STATED GOAL: Reproduce all the lines exactly as they stand, apart from the pictures.

RECORDED INFORMATION:

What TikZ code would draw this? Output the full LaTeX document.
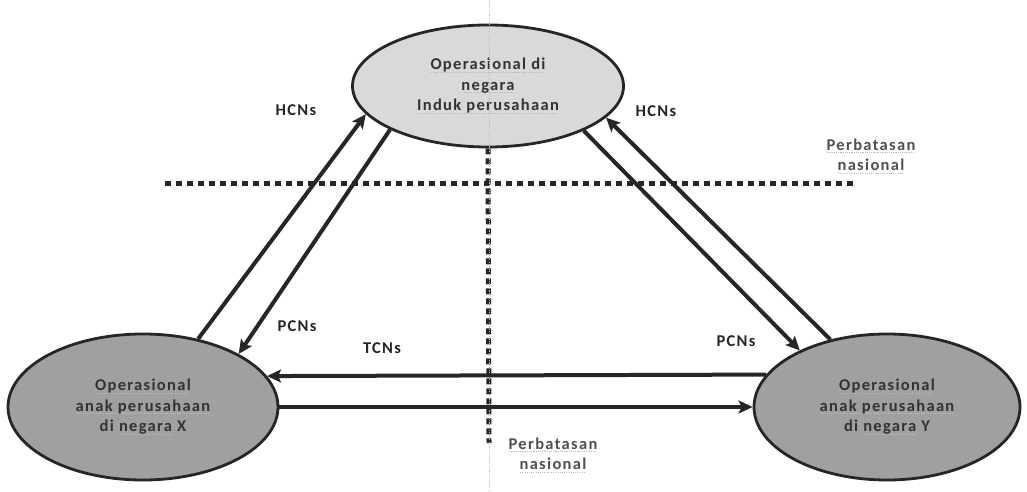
\documentclass[tikz,border=0pt]{standalone}
\usepackage{fontspec}
\setmainfont{Carlito}
\usetikzlibrary{arrows.meta,shapes.geometric}

\definecolor{inkdark}{HTML}{262626}
\definecolor{textgray}{HTML}{333333}
\definecolor{hostfill}{HTML}{D9D9D9}
\definecolor{subfill}{HTML}{A0A0A0}
\definecolor{bordergray}{HTML}{505050}

% bold label font, slightly tracked
\newcommand\lblfont{\bfseries\fontsize{16.5}{20.5}\selectfont\addfontfeature{LetterSpace=8}}
% faint dotted underline under a line of text
\newcommand\markedline[1]{\setbox0=\hbox{#1}\rlap{\raisebox{-3pt}{\color{gray!55}\leaders\hbox to 2.2pt{\hss\rule{1.1pt}{0.9pt}\hss}\hskip\wd0}}\box0\relax}

\tikzset{
  opnode/.style={ellipse, draw=inkdark, line width=2.8pt, inner sep=0pt,
    text=textgray, font=\lblfont, align=center},
  flow/.style={draw=inkdark, line width=4pt,
    -{Stealth[length=14pt,width=13pt,inset=3pt]}},
  tag/.style={font=\lblfont, text=inkdark},
  borderlbl/.style={font=\lblfont, text=bordergray, align=center},
  borderline/.style={draw=inkdark, line width=5pt},
}

\begin{document}
\begin{tikzpicture}[x=1pt,y=-1pt]
  \useasboundingbox (0,0) rectangle (1027,492);
  \fill[white] (0,0) rectangle (1027,492);

  % national borders
  \draw[borderline, dash pattern=on 5.5pt off 5.5pt] (165,183) -- (853,183);

  % operations
  \node[opnode, fill=hostfill, minimum width=271pt, minimum height=122pt] (T) at (488,86)
    {\markedline{Operasional di}\\\markedline{negara}\\\markedline{Induk perusahaan}};
  \node[opnode, fill=subfill, minimum width=270pt, minimum height=146pt] (X) at (143,407)
    {\markedline{Operasional}\\\markedline{anak perusahaan}\\di \markedline{negara} X};
  \node[opnode, fill=subfill, minimum width=266pt, minimum height=146pt] (Y) at (887,407)
    {\markedline{Operasional}\\\markedline{anak perusahaan}\\di \markedline{negara} Y};

  \coordinate (vend) at (489,443);
  \draw[borderline, dash pattern=on 6pt off 4pt] (T.south) -- (vend);
  \draw[gray!50, line width=0.6pt, dash pattern=on 1.2pt off 1.2pt] (489,0) -- (489,492);

  % staff flows
  \draw[flow] (X.51) -- (T.193.4);
  \draw[flow] (T.204.4) -- (X.29.7);
  \draw[flow] (T.335.8) -- (Y.147.5);
  \draw[flow] (Y.130.1) -- (T.345.9);
  \draw[flow] (Y.165) -- (X.14.8);
  \draw[flow] (X.east) -- (Y.west);

  % flow labels
  \node[tag] (hl) at (296,110) {HCNs};
  \node[tag] (hr) at (656,111) {HCNs};
  \node[tag] (pl) at (297,326) {PCNs};
  \node[tag] (pr) at (736,341) {PCNs};
  \node[tag] (tc) at (382,348) {TCNs};

  % border labels
  \node[borderlbl] (b1) at (871,156) {\markedline{Perbatasan}\\\markedline{nasional}};
  \node[borderlbl] (b2) at (553,455) {\markedline{Perbatasan}\\\markedline{nasional}};
\end{tikzpicture}
\end{document}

COMPLETE ANSWER:
What TikZ code would draw this? Output the full LaTeX document.
\documentclass[tikz,border=0pt]{standalone}
\usepackage{fontspec}
\setmainfont{Carlito}
\usetikzlibrary{arrows.meta,shapes.geometric}

\definecolor{inkdark}{HTML}{262626}
\definecolor{textgray}{HTML}{333333}
\definecolor{hostfill}{HTML}{D9D9D9}
\definecolor{subfill}{HTML}{A0A0A0}
\definecolor{bordergray}{HTML}{505050}

% bold label font, slightly tracked
\newcommand\lblfont{\bfseries\fontsize{16.5}{20.5}\selectfont\addfontfeature{LetterSpace=8}}
% faint dotted underline under a line of text
\newcommand\markedline[1]{\setbox0=\hbox{#1}\rlap{\raisebox{-3pt}{\color{gray!55}\leaders\hbox to 2.2pt{\hss\rule{1.1pt}{0.9pt}\hss}\hskip\wd0}}\box0\relax}

\tikzset{
  opnode/.style={ellipse, draw=inkdark, line width=2.8pt, inner sep=0pt,
    text=textgray, font=\lblfont, align=center},
  flow/.style={draw=inkdark, line width=4pt,
    -{Stealth[length=14pt,width=13pt,inset=3pt]}},
  tag/.style={font=\lblfont, text=inkdark},
  borderlbl/.style={font=\lblfont, text=bordergray, align=center},
  borderline/.style={draw=inkdark, line width=5pt},
}

\begin{document}
\begin{tikzpicture}[x=1pt,y=-1pt]
  \useasboundingbox (0,0) rectangle (1027,492);
  \fill[white] (0,0) rectangle (1027,492);

  % national borders
  \draw[borderline, dash pattern=on 5.5pt off 5.5pt] (165,183) -- (853,183);

  % operations
  \node[opnode, fill=hostfill, minimum width=271pt, minimum height=122pt] (T) at (488,86)
    {\markedline{Operasional di}\\\markedline{negara}\\\markedline{Induk perusahaan}};
  \node[opnode, fill=subfill, minimum width=270pt, minimum height=146pt] (X) at (143,407)
    {\markedline{Operasional}\\\markedline{anak perusahaan}\\di \markedline{negara} X};
  \node[opnode, fill=subfill, minimum width=266pt, minimum height=146pt] (Y) at (887,407)
    {\markedline{Operasional}\\\markedline{anak perusahaan}\\di \markedline{negara} Y};

  \coordinate (vend) at (489,443);
  \draw[borderline, dash pattern=on 6pt off 4pt] (T.south) -- (vend);
  \draw[gray!50, line width=0.6pt, dash pattern=on 1.2pt off 1.2pt] (489,0) -- (489,492);

  % staff flows
  \draw[flow] (X.51) -- (T.193.4);
  \draw[flow] (T.204.4) -- (X.29.7);
  \draw[flow] (T.335.8) -- (Y.147.5);
  \draw[flow] (Y.130.1) -- (T.345.9);
  \draw[flow] (Y.165) -- (X.14.8);
  \draw[flow] (X.east) -- (Y.west);

  % flow labels
  \node[tag] (hl) at (296,110) {HCNs};
  \node[tag] (hr) at (656,111) {HCNs};
  \node[tag] (pl) at (297,326) {PCNs};
  \node[tag] (pr) at (736,341) {PCNs};
  \node[tag] (tc) at (382,348) {TCNs};

  % border labels
  \node[borderlbl] (b1) at (871,156) {\markedline{Perbatasan}\\\markedline{nasional}};
  \node[borderlbl] (b2) at (553,455) {\markedline{Perbatasan}\\\markedline{nasional}};
\end{tikzpicture}
\end{document}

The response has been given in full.